Christian necropolis in Zasele

In the very center of the village Zasele, just behind the Town Hall building, is situated the modern complex "Elata". The complex offers comfortable two-bed bungalows, a small grocery store and restaurant.

In the garden of the complex are arranged 11 stone cross and a fragment of inscription. At the time these crosses have been held on the fence in front the Town Hall. No one in the village can remembers from where they are and what they were intended for. However, in the time of the construction of the school, whose building now lies on the eastern side of the complex, were excavated human bones. According to locals, at the place was situated a "Turkish cemetery", because around the skeletons were found Turkish coins.

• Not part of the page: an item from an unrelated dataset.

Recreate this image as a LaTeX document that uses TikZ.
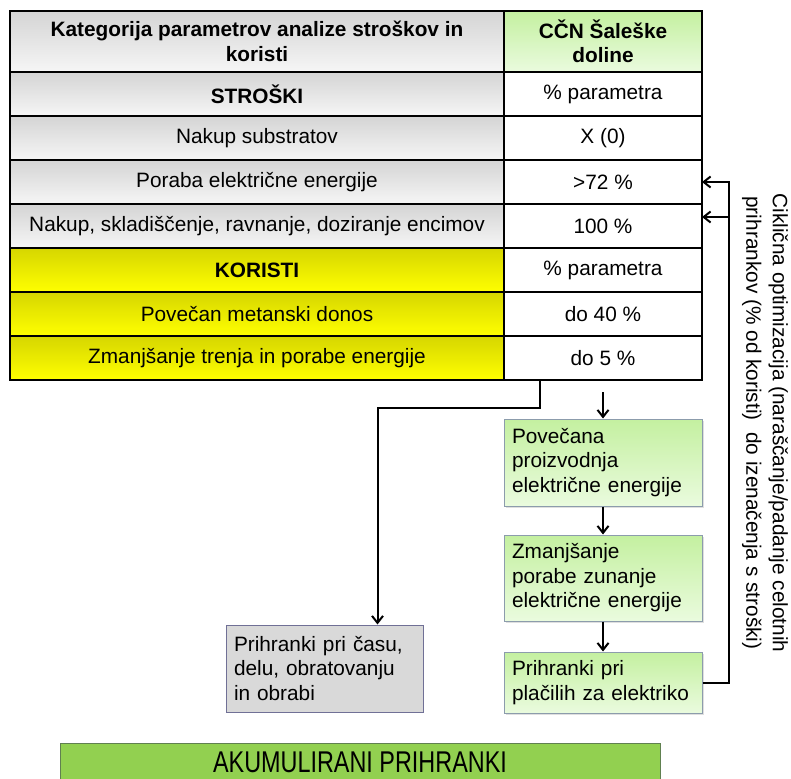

Of course, as the ethnic Turks never lived in the village, the excavated old graves certainly belong to a very old Christian cemetery. So old that in memory of the local people has disappeared any memory about it, till the discovery of the graves when the school was build. The crosses that have long been staying close to the place, have certainly been taken from this cemetery. It is sure that the question is about the oldest population of the village, since only 50 m away is situated the local church of St. Petka. The Turkish coins, found around the skeletons, determine the time when the cemetery was existing. The coins are "Turkish" because at that time the population has used Turkish money, not because the graves belonged to Turks. Unfortunately, the finds are lost and it is now it is very difficult to determine the exact date of the graves and of the crosses. The only sure thing is that they are very old, so much so, that in the memory of the village has disappeared any remembers about them.

The crosses in the gardan of the complex "Elata" confirm as well that the question is about a very early period. The fact that they originate from old Christian graves, but on them lacks any inscriptions (such as the name of the deceased or the year) also speaks of a very ancient tradition preceding the time of the 19th century, when the names and years start to be written on the tombstones.

The "Turkish money" found around the old skeletons would give very valuable information about the time of existence of the oldest cemetery in the village. A nearby church in this case, is also likely to be much older than is known. The discovered graves belong to the ancestors (or the oldest known population) of the village and only ignorance has prevented local people to preserve and acquire information about their past and the people whose descendants they are.